Fast-forward to August 2017. Submitting her screening list for the semester, Marina let us know that not only would she be needing students to have access to “Sally or the Bubble Burst” again, but she was also expanding the course syllabus to include a number of similar interactive software-based works (by which, I’ll define, I mean CD- or DVD-ROMs with moving image material that require specific computer hardware or software components; not just an interactive DVD that will still play back in any common DVD player, which Marina also includes in her course but provide much less of a technical challenge). With more time to plan, I was interested in both more extended testing, to make sure “Sally” and all these works ran more as intended; and to have a discussion with Marina, Cathy, and Ina so we could strategize longer-term plans for access to these works. Quite simply, we are lucky that the department has (largely, I think, thanks to the presence of the MIAP program) over the years maintained a varied collection of legacy computers that could now run/test these works – we may not continue to be so lucky as the years wear on.
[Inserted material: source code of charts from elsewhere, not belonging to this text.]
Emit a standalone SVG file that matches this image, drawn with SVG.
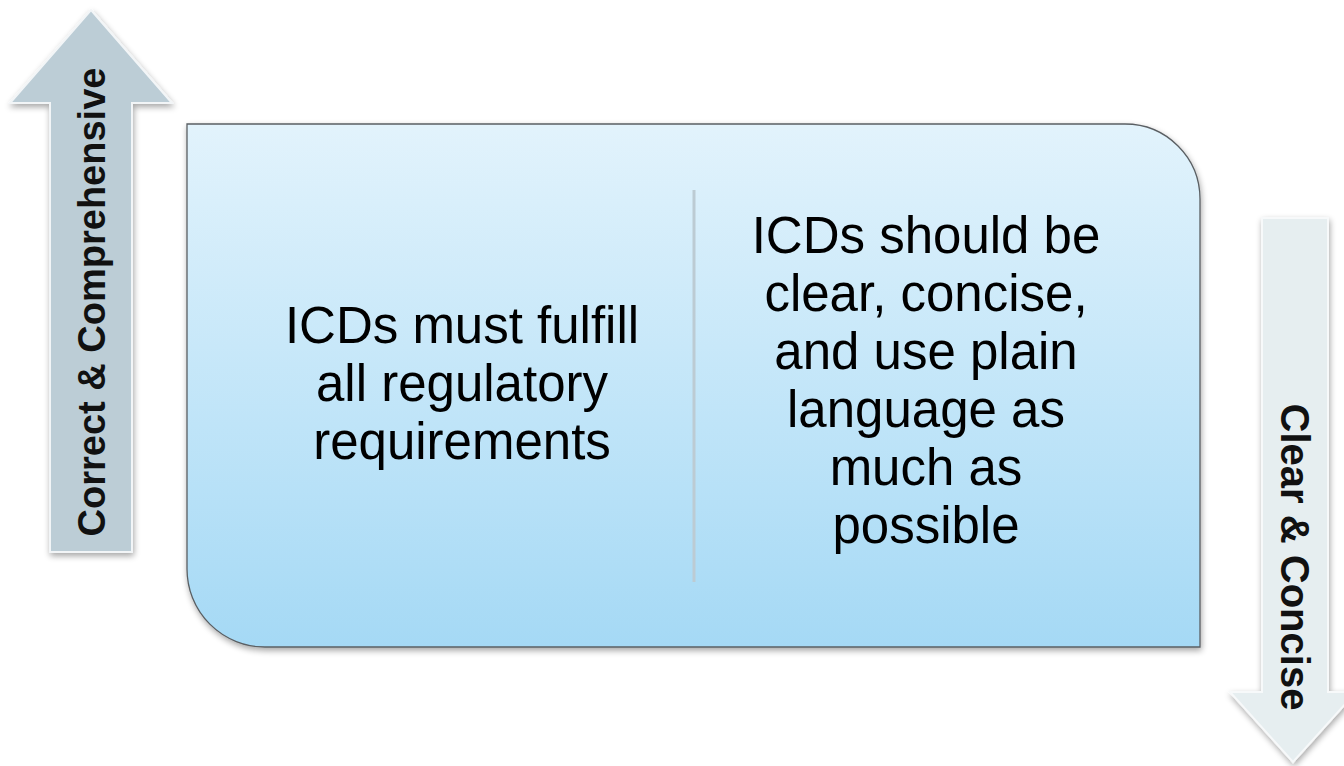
<svg xmlns="http://www.w3.org/2000/svg" width="1344" height="766" viewBox="0 0 1344 766">
<defs>
<linearGradient id="boxg" x1="0" y1="0" x2="0" y2="1">
<stop offset="0" stop-color="#e2f3fc"/>
<stop offset="1" stop-color="#a5d9f5"/>
</linearGradient>
<filter id="sh" x="-10%" y="-10%" width="120%" height="120%">
<feGaussianBlur in="SourceAlpha" stdDeviation="3"/>
<feOffset dx="1" dy="3" result="b"/>
<feComponentTransfer><feFuncA type="linear" slope="0.35"/></feComponentTransfer>
<feMerge><feMergeNode/><feMergeNode in="SourceGraphic"/></feMerge>
</filter>
<style>
.main{font-family:"Liberation Sans",Arial,sans-serif;font-size:51px;fill:#000;text-anchor:middle}
.arr{font-family:"Liberation Sans",Arial,sans-serif;font-weight:bold;font-size:38px;fill:#111;text-anchor:middle}
</style>
</defs>
<rect width="1344" height="766" fill="#ffffff"/>
<g id="up-arrow">
<polygon points="91,10 172,103 132,103 132,552 50,552 50,103 10,103" fill="#bccdd6" stroke="#f2f5f7" stroke-width="2" filter="url(#sh)"/>
<text class="arr" transform="translate(105,302) rotate(-90)">Correct &amp; Comprehensive</text>
</g>
<g id="main-box">
<path d="M187,124 H1125 A75,75 0 0 1 1200,199 V647 H265 A78,78 0 0 1 187,569 Z" fill="url(#boxg)" stroke="#5a5f63" stroke-width="1.3" filter="url(#sh)"/>
<line x1="694" y1="190" x2="694" y2="582" stroke="#bccbd3" stroke-width="3"/>
<g id="left-text">
<text class="main" x="462" y="343">ICDs must fulfill</text>
<text class="main" x="462" y="401">all regulatory</text>
<text class="main" x="462" y="459">requirements</text>
</g>
<g id="right-text">
<text class="main" x="926" y="253">ICDs should be</text>
<text class="main" x="926" y="311">clear, concise,</text>
<text class="main" x="926" y="369">and use plain</text>
<text class="main" x="926" y="427">language as</text>
<text class="main" x="926" y="485">much as</text>
<text class="main" x="926" y="543">possible</text>
</g>
</g>
<g id="down-arrow">
<polygon points="1262,218 1328,218 1328,692 1356,692 1293,762 1230,692 1262,692" fill="#e6eef0" stroke="#f7f9fa" stroke-width="2" filter="url(#sh)"/>
<text class="arr" style="font-size:40px" transform="translate(1281,557) rotate(90)">Clear &amp; Concise</text>
</g>
<g id="connectors"/>
</svg>
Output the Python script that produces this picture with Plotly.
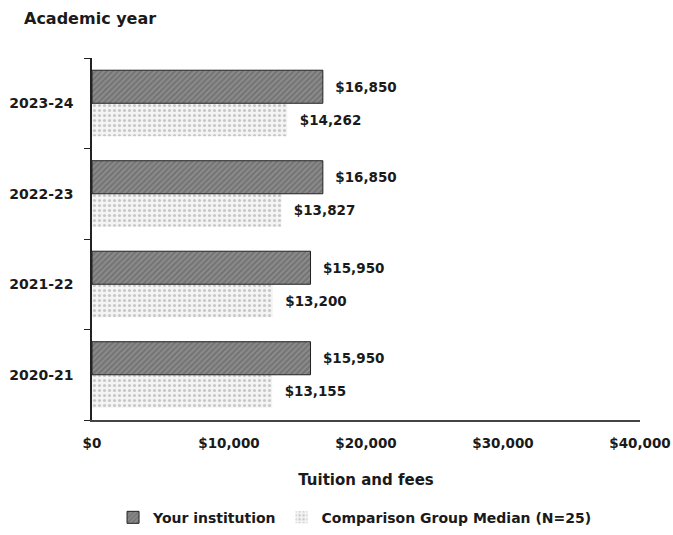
import plotly.graph_objects as go

years = ["2020-21", "2021-22", "2022-23", "2023-24"]
your_institution = [15950, 15950, 16850, 16850]
comparison_median = [13155, 13200, 13827, 14262]
x_ticks = [0, 10000, 20000, 30000, 40000]
x_tick_labels = ["$0", "$10,000", "$20,000", "$30,000", "$40,000"]

font_family = "DejaVu Sans, Verdana, sans-serif"
txt_color = "#1a1a1a"
bold_font = dict(family=font_family, size=14, color=txt_color, weight="bold")
label_font = dict(family=font_family, size=13.5, color=txt_color, weight="bold")

fig = go.Figure()
fig.add_trace(go.Bar(
    y=years, x=comparison_median, orientation="h",
    name="Comparison Group Median (N=25)",
    marker=dict(color="#ffffff", line=dict(width=0),
                pattern=dict(shape=".", fgcolor="#999999", bgcolor="#f4f4f4", size=5, solidity=0.3)),
    text=[f"\u00a0\u00a0${v:,}" for v in comparison_median], textposition="outside",
    textfont=label_font, cliponaxis=False, legendrank=2,
))
fig.add_trace(go.Bar(
    y=years, x=your_institution, orientation="h",
    name="Your institution",
    marker=dict(color="#7a7a7a", line=dict(width=1, color="#222222"),
                pattern=dict(shape="/", fgcolor="#555555", bgcolor="#8a8a8a", size=4, solidity=0.4)),
    text=[f"\u00a0\u00a0${v:,}" for v in your_institution], textposition="outside",
    textfont=label_font, cliponaxis=False, legendrank=1,
))

fig.update_layout(
    width=673, height=535,
    margin=dict(l=92, r=33, t=58, b=115, autoexpand=False),
    barmode="group", bargap=0.27, bargroupgap=0.0,
    plot_bgcolor="white", paper_bgcolor="white",
    font=bold_font,
    showlegend=True,
    legend=dict(orientation="h", x=0.48, xanchor="center", y=-0.27, yanchor="middle",
                font=bold_font),
    xaxis=dict(range=[0, 40000], tickvals=x_ticks, ticktext=x_tick_labels, automargin=False,
               showgrid=False, zeroline=False, showline=True, linecolor="#444444", linewidth=1.5,
               ticks="", ticklabelstandoff=10, tickfont=label_font,
               title=dict(text="Tuition and fees", standoff=25,
                          font=dict(family=font_family, size=15, color=txt_color, weight="bold"))),
    yaxis=dict(categoryorder="array", categoryarray=years, automargin=False,
               showgrid=False, zeroline=False, showline=True, linecolor="#222222", linewidth=1.5,
               ticks="outside", tickson="boundaries", ticklen=6, tickcolor="#222222",
               ticklabelstandoff=14, tickfont=bold_font),
    annotations=[dict(text="Academic year", xref="paper", yref="paper", x=-0.128, y=1.11,
                      xanchor="left", yanchor="middle", showarrow=False,
                      font=dict(family=font_family, size=16, color=txt_color, weight="bold"))],
)

fig.write_html("out.html", config={"displayModeBar": False},
               post_script="document.body.style.margin='0';")
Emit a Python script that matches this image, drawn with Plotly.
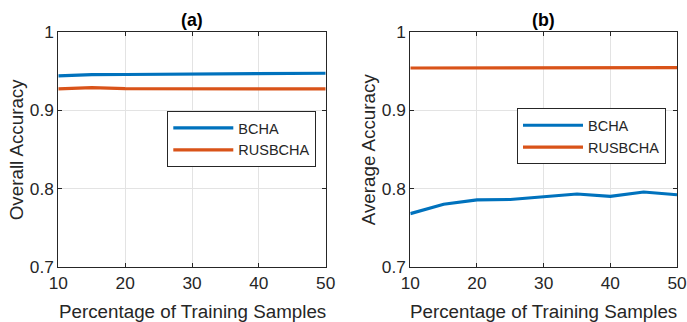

The alternative is pretty straightforward: migrate the content on these DVD-ROMs to file-based disk images, and run them through emulators or virtual machines on contemporary computer hardware rather than worn-down, glitchy, eventually-going-to-break legacy machines. But the questions with these kinds of access projects are always, A) has the content really been properly migrated/recreated, and B) does the experience of using the work on contemporary hardware acceptably recreate the experience of the work on its originally-intended hardware. The latter in particular was a question I could not answer on my own – without having seen, interacted with or studied these works in any detail, I did not consider myself in a position to judge whether emulated versions of these works were running as intended, in a manner acceptable for intense, classroom study. Marina and Ina, as scholars of interactive cinema and digital humanities, were in a better position to make an informed decision.

So, my initial goals were:

  • prepare a demo of emulated/virtualized works
  • match each interactive DVD with a legacy computer on which it ran best, for comparison’s sake, or, failing the emulation route, providing access to students

I set aside “Sally or the Bubble Burst”, as its processor/OS requirements put it squarely in the awkward PowerPC + Mac OSX zone that has proven difficult for emulation software and plagued my nightmares in the past. That left three discs to work with, listed here along with the technical requirements outlined in their documentation:

I wasn’t looking to perform bit-for-bit preservation/migration with this project. We still have the discs and their long-term shelf life will be a concern for another day – today I wanted acceptable emulation of the media contained on them. So by Occam’s Razor, I considered Mac’s Disk Utility app to be the quickest and best solution in this case to make disk images for demo and testing.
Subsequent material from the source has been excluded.